I love the Diet Dr. Pepper ads. "Tastes more like regular Dr. Pepper."

Than what? A fistful of dirt? Perhaps.

The newest rage, started by Dr. Pepper is the "10" movement. As I write this, I'm finishing off an RC Cola 10.

The last time I had an RC was probably as a teenager. I say that because as I drink it, memories flood my mind.

I can vividly remember sitting at the breakfast table of Nana and Daddad's home in Leisure World in Mesa Arizona, looking out the window at the Superstition Mountains in the distance.

It amazes me that I can smell something, or taste something, and so clearly remember something from more than thirty years ago. Then I have a hard time remembering where I set my keys ten minutes before.

There are so many wonderful memories from back then. Listening to Nana tell such incredible stories from their travels...sleeping in the second bedroom on the rollaway beds, reading the Snoopy books. I still remember the ones where Snoopy was imitating Lucy by rolling his ears into the shape of her hair, and mimicking her angry movements.

I remember the beautiful sound the little clock in the front hallway made when it chimed on the quarter hours, and the song it played every hour. I remember the pocket door on the hall bath. I had never seen one before that, and thought it was about the coolest thing ever.

I remember walking to the community center, and putting twenty-five cents in the gumball machine to get Kix cereal out to feed the Koi.

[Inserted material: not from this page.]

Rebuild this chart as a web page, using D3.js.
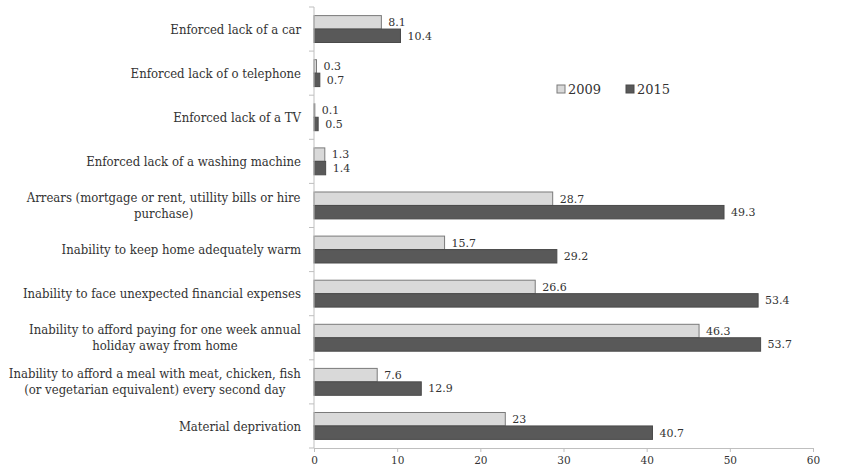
<!DOCTYPE html>
<html>
<head>
<meta charset="utf-8">
<script src="https://cdn.jsdelivr.net/npm/d3@7"></script>
<style>
  html, body { margin: 0; padding: 0; background: #fff; }
  svg { display: block; }
  text { font-family: "DejaVu Serif", "Liberation Serif", serif; fill: #333; }
  .cat { font-family: "DejaVu Serif Condensed", "DejaVu Serif", serif; font-stretch: condensed; }
</style>
</head>
<body>
<svg id="chart" width="841" height="468"></svg>
<script>
// Deprivation indicators, percentages
const categories = [
  ["Enforced lack of a car"],
  ["Enforced lack of o telephone"],
  ["Enforced lack of a TV"],
  ["Enforced lack of a washing machine"],
  ["Arrears (mortgage or rent, utillity bills or hire", "purchase)"],
  ["Inability to keep home adequately warm"],
  ["Inability to face unexpected financial expenses"],
  ["Inability to afford paying for one week annual", "holiday away from home"],
  ["Inability to afford a meal with meat, chicken, fish", "(or vegetarian equivalent) every second day"],
  ["Material deprivation"]
];
const seriesNames = ["2009", "2015"];
const values2009 = [8.1, 0.3, 0.1, 1.3, 28.7, 15.7, 26.6, 46.3, 7.6, 23];
const values2015 = [10.4, 0.7, 0.5, 1.4, 49.3, 29.2, 53.4, 53.7, 12.9, 40.7];
const xTicks = [0, 10, 20, 30, 40, 50, 60];

const colors = { "2009": "#d9d9d9", "2015": "#595959" };
const strokes = { "2009": "#7a7a7a", "2015": "#4a4a4a" };

const svg = d3.select("#chart");
const plotLeft = 314, plotRight = 813, plotTop = 7, plotBottom = 448;
const labelRight = 301;

const x = d3.scaleLinear().domain([0, 60]).range([plotLeft, plotRight]);
const y = d3.scaleBand().domain(d3.range(categories.length))
  .range([plotTop, plotBottom]).paddingInner(0.39).paddingOuter(0.195);
const sub = d3.scaleBand().domain(seriesNames).range([0, y.bandwidth()]);

const rows = categories.map((c, i) => ({ i, label: c, v: { "2009": values2009[i], "2015": values2015[i] } }));

// Bars with value labels
const g = svg.append("g");
rows.forEach(r => {
  seriesNames.forEach(s => {
    const yy = y(r.i) + sub(s);
    g.append("rect")
      .attr("x", x(0))
      .attr("y", yy)
      .attr("width", x(r.v[s]) - x(0))
      .attr("height", sub.bandwidth())
      .attr("fill", colors[s])
      .attr("stroke", strokes[s])
      .attr("stroke-width", 1);
    g.append("text")
      .attr("x", x(r.v[s]) + 7)
      .attr("y", yy + sub.bandwidth() / 2)
      .attr("dy", "0.35em")
      .attr("font-size", 11)
      .text(r.v[s]);
  });
});

// Category axis: line and ticks at band boundaries
const step = y.step();
const axisColor = "#bfbfbf";
svg.append("line")
  .attr("x1", plotLeft).attr("x2", plotLeft)
  .attr("y1", plotTop).attr("y2", plotBottom)
  .attr("stroke", axisColor);
d3.range(categories.length + 1).forEach(k => {
  const yy = plotTop + k * step;
  svg.append("line")
    .attr("x1", plotLeft - 5).attr("x2", plotLeft)
    .attr("y1", yy).attr("y2", yy)
    .attr("stroke", axisColor);
});

// Category labels (multi-line labels are centred on their widest line)
rows.forEach(r => {
  const cy = y(r.i) + y.bandwidth() / 2;
  const lh = 16;
  const n = r.label.length;
  const t = svg.append("text")
    .attr("class", "cat")
    .attr("text-anchor", n > 1 ? "middle" : "end")
    .attr("font-size", 13);
  r.label.forEach((line, k) => {
    t.append("tspan")
      .attr("x", labelRight)
      .attr("y", cy + (k - (n - 1) / 2) * lh)
      .attr("dy", "0.35em")
      .text(line);
  });
  if (n > 1) {
    const w = t.node().getBBox().width;
    t.selectAll("tspan").attr("x", labelRight - w / 2);
  }
});

// Value axis
const xAxis = svg.append("g")
  .attr("transform", `translate(0,${plotBottom})`)
  .call(d3.axisBottom(x).tickValues(xTicks).tickSize(4).tickPadding(5).tickFormat(d3.format("d")));
xAxis.select(".domain").attr("stroke", axisColor);
xAxis.selectAll(".tick line").attr("stroke", axisColor);
xAxis.selectAll(".tick text")
  .attr("font-family", "\"DejaVu Serif\", serif")
  .attr("font-size", 10.5)
  .attr("fill", "#333");

// Legend
const legend = svg.append("g").attr("transform", "translate(557,89)");
seriesNames.forEach((s, k) => {
  const lg = legend.append("g").attr("transform", `translate(${k * 69},0)`);
  lg.append("rect").attr("x", 0).attr("y", -4).attr("width", 8).attr("height", 8)
    .attr("fill", colors[s]).attr("stroke", strokes[s]);
  lg.append("text").attr("x", 11).attr("y", 0).attr("dy", "0.35em")
    .attr("font-size", 13).text(s);
});
</script>
</body>
</html>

I remember the train set in the garage, and how cool his setup was. I remember the family houses he had lovingly constructed out of balsa wood.

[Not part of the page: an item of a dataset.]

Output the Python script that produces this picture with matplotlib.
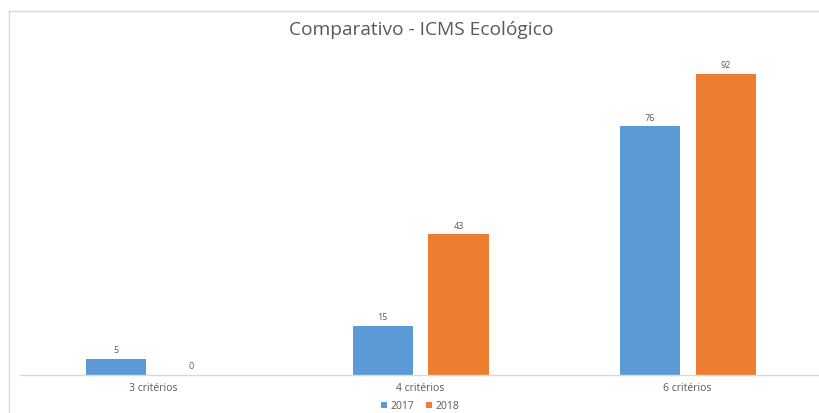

Thinking of Nana and Daddad, I also have vivid memories of the house they had in El Paso, although the images come back in smaller pieces.

But I remember sitting in the little bar area eating cereal for breakfast, or cold cuts for lunch. I remember it was off the kitchen, which was separated from the rest of the house by folding accordion doors.

I remember the orange carpet in the front bedroom and the dark red tile in the kitchen and back den. I remember the rock wall in the backyard, and how cool it all looked to me. I remember playing with the white plastic thunderbird cars on the wooden footrests in the living room.

I remember the hazelnut coffee in the morning, and how wonderful it smelled. As an adult, I smelled that, and the memories came rushing back. It was only then that I learned it was hazelnut.

How can it be that so many vivid memories survived for so many years?

I believe it was because of the people that were my Nana and Daddad.

I only got to see them once a year or so. But it was my favorite place in the whole world.

It took growing older to realize people make the home, not the furnishings. And it makes me realize what wonderful people Nana and Daddad truly were.

I know that if I live to be a hundred, I will never stop missing them, and the beautiful memories they gave me.